Insomma, non solo Romney paradossalmente non puo’ contare sul “suo” stato per le elezioni di Novembre (qui si voto’ Democratico anche quando gli altri 49 stati votarono Repubblicano e sempre qui Obama vinse 4 anni fa con uno scarto record del 25 percento) ma nemmeno per possibili riferimenti a passati successi politici. Le voci da Boston, gli sono dannose, tutte, anche e soprattutto quelle lusinghiere, perche’ in fondo non fanno che accentuare i dubbi sulla sua coerenza.
Di fatto, il suo quartier generale, un edificio dall’aspetto anonimo (con una gran vista sul porto pero’) non ha ne insegne ne bandiere – il che in una nazione dove le stelle e le strisce si vedono ovunque e’ indicativo di quanta poca polvere l’ex governatore voglia alzare in città. E durante tutta la convention Repubblicana di Tampa, sia lui che i suoi, si sono guardati bene perfino dal pronunciare il nome dello stato, se non in sparuti accenni secondari.
Tuttavia – e c’era da scommetterci - ci hanno pensato i Democratici, a Charlotte la settimana dopo, schierando ben tre “bostoniani”, Patrick , Warren e Kerry appunto, sul palco, nelle ore di punta quando i discorsi vanno in diretta nazionale su tutte le TV, piu’ un altro manipolo (sindaco compreso) spalmati nei periodi di minor ascolto.

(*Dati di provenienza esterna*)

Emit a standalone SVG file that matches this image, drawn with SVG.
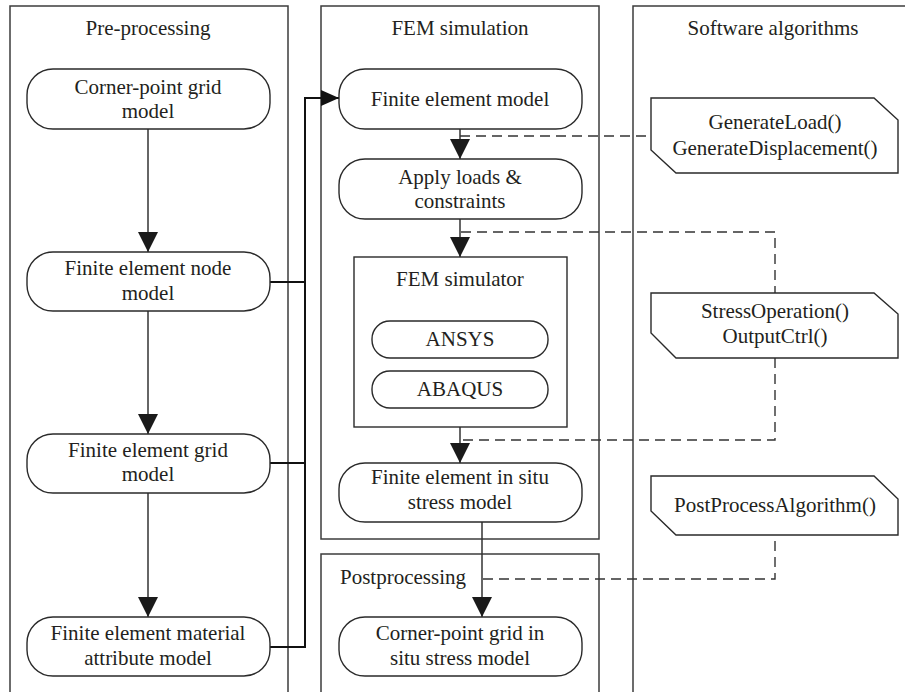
<svg xmlns="http://www.w3.org/2000/svg" width="905" height="692" viewBox="0 0 905 692">
<defs>
<style>
.lane{fill:none;stroke:#3c3c3c;stroke-width:1.5}
.node{fill:#fff;stroke:#2a2a2a;stroke-width:1.4}
.oct{fill:#fff;stroke:#2a2a2a;stroke-width:1.4}
.t{font-family:"Liberation Serif","Times New Roman",serif;font-size:21px;fill:#231f20;text-anchor:middle}
.flow{fill:none;stroke:#333;stroke-width:1.5}
.bold{fill:none;stroke:#111;stroke-width:2}
.dash{fill:none;stroke:#333;stroke-width:1.4;stroke-dasharray:10 6}
</style>
<marker id="ah" viewBox="0 0 20 20" refX="20" refY="10" markerWidth="20" markerHeight="20" markerUnits="userSpaceOnUse" orient="auto">
<path d="M0,0 L20,10 L0,20 z" fill="#1a1a1a"/>
</marker>
<marker id="ah2" viewBox="0 0 18 16" refX="18" refY="8" markerWidth="18" markerHeight="16" markerUnits="userSpaceOnUse" orient="auto">
<path d="M0,0 L18,8 L0,16 z" fill="#111"/>
</marker>
</defs>

<g id="lane-pre">
<path class="lane" d="M10,694 V6 H288 V694"/>
<text class="t" x="148" y="35">Pre-processing</text>
</g>
<g id="lane-fem">
<rect class="lane" x="321" y="6" width="278" height="533"/>
<text class="t" x="460" y="35">FEM simulation</text>
</g>
<g id="lane-post">
<path class="lane" d="M321,694 V554 H599 V694"/>
<text class="t" x="340" y="584" style="text-anchor:start">Postprocessing</text>
</g>
<g id="lane-sw">
<path class="lane" d="M633,694 V6 H907"/>
<text class="t" x="773" y="35">Software algorithms</text>
</g>

<g id="connectors">
<path class="flow" d="M148,129 V252" marker-end="url(#ah)"/>
<path class="flow" d="M148,311 V434" marker-end="url(#ah)"/>
<path class="flow" d="M148,493 V617" marker-end="url(#ah)"/>
<path class="bold" d="M270,282 H305"/>
<path class="bold" d="M270,463 H305"/>
<path class="bold" d="M270,647 H305 V98 H339" marker-end="url(#ah2)"/>
<path class="flow" d="M460,129 V159" marker-end="url(#ah)"/>
<path class="flow" d="M460,219 V257" marker-end="url(#ah)"/>
<path class="flow" d="M460,427 V463" marker-end="url(#ah)"/>
<path class="flow" d="M482,522 V617" marker-end="url(#ah)"/>
<path class="dash" d="M460,136 H651"/>
<path class="dash" d="M461,232 H775 V293"/>
<path class="dash" d="M775,358 V440 H461"/>
<path class="dash" d="M483,579 H775 V535"/>
</g>

<g id="n-cpg">
<rect class="node" x="27" y="69" width="243" height="60" rx="26"/>
<text class="t" x="148" y="94">Corner-point grid</text>
<text class="t" x="148" y="118">model</text>
</g>
<g id="n-fenode">
<rect class="node" x="27" y="252" width="243" height="59" rx="26"/>
<text class="t" x="148" y="275">Finite element node</text>
<text class="t" x="148" y="300">model</text>
</g>
<g id="n-fegrid">
<rect class="node" x="27" y="434" width="243" height="59" rx="26"/>
<text class="t" x="148" y="457">Finite element grid</text>
<text class="t" x="148" y="481">model</text>
</g>
<g id="n-femat">
<rect class="node" x="27" y="617" width="243" height="59" rx="26"/>
<text class="t" x="148" y="640">Finite element material</text>
<text class="t" x="148" y="665">attribute model</text>
</g>

<g id="n-fem">
<rect class="node" x="339" y="69" width="243" height="60" rx="26"/>
<text class="t" x="460" y="106">Finite element model</text>
</g>
<g id="n-loads">
<rect class="node" x="339" y="159" width="243" height="60" rx="26"/>
<text class="t" x="460" y="184">Apply loads &amp;</text>
<text class="t" x="460" y="208">constraints</text>
</g>
<g id="n-sim">
<rect class="node" x="354" y="257" width="213" height="170" rx="0"/>
<text class="t" x="460" y="286">FEM simulator</text>
</g>
<g id="n-ansys">
<rect class="node" x="372" y="321" width="176" height="37" rx="18"/>
<text class="t" x="460" y="346">ANSYS</text>
</g>
<g id="n-abaqus">
<rect class="node" x="372" y="371" width="176" height="37" rx="18"/>
<text class="t" x="460" y="396">ABAQUS</text>
</g>
<g id="n-insitu">
<rect class="node" x="339" y="463" width="243" height="59" rx="26"/>
<text class="t" x="460" y="484">Finite element in situ</text>
<text class="t" x="460" y="509">stress model</text>
</g>
<g id="n-cpginsitu">
<rect class="node" x="339" y="617" width="243" height="59" rx="26"/>
<text class="t" x="460" y="640">Corner-point grid in</text>
<text class="t" x="460" y="665">situ stress model</text>
</g>

<g id="a-gen">
<path class="oct" d="M651,98 H874 L898,120 V173 H676 L651,150 Z"/>
<text class="t" x="775" y="129">GenerateLoad()</text>
<text class="t" x="775" y="155">GenerateDisplacement()</text>
</g>
<g id="a-stress">
<path class="oct" d="M651,293 H874 L898,314 V358 H676 L651,333 Z"/>
<text class="t" x="775" y="318">StressOperation()</text>
<text class="t" x="775" y="343">OutputCtrl()</text>
</g>
<g id="a-post">
<path class="oct" d="M651,476 H874 L898,499 V535 H676 L651,511 Z"/>
<text class="t" x="775" y="512">PostProcessAlgorithm()</text>
</g>
</svg>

Ma di questi tempi nemmeno il Massachusetts può darsi troppo per scontato e a ricordarlo, almeno agli analisti piu’ attenti, e’ proprio la Warren, non tanto a parole, quanto con la sua presenza sul palco. Di fatto il seggio senatoriale che cerchera’ di conquistare a novembre (quando, ricordiamo, oltre che alla poltrona di presidente c’è in palio anche quella di 33 senatori su 100) e’ attualmente occupato da Scott Brown, eletto a sorpresa dopo la morte di Ted Kennedy, alla fine di un elezione che i Democratici di Boston e dintorni (sia i politici che gli elettori) consideravano vinta “di default”. Dopo essersi “scannati” alle primarie i democratici locali e la loro candidata Martha Coakley presero la campagna elettorale contro l’avvocato, ex fotomodello, di provincia ‘sottogamba’; in molti, a sinistra, non andarono nemmeno a votare e il Massachusetts per la prima volta nella sua storia mando’ al Senato un Repubblicano. E il danno non fu solo simbolico: Brown divento’ il 41esimo senatore non Democratico, togliendo ad Obama quel 60 percento di maggioranza necessario ad evitare l’ostruzionismo parlamentare, e dunque costringendolo a passare una riforma sanitaria fortemente “edulcorata”.
Dal Massachusetts, dunque per i democratici possono arrivare anche le brutte sorprese. Ma in quell’occasione lo staterello del nordest dimostro’ all’America e al mondo anche una grande e incoraggiante verita’: nelle democrazie che funzionano, le roccaforti non sono feudi.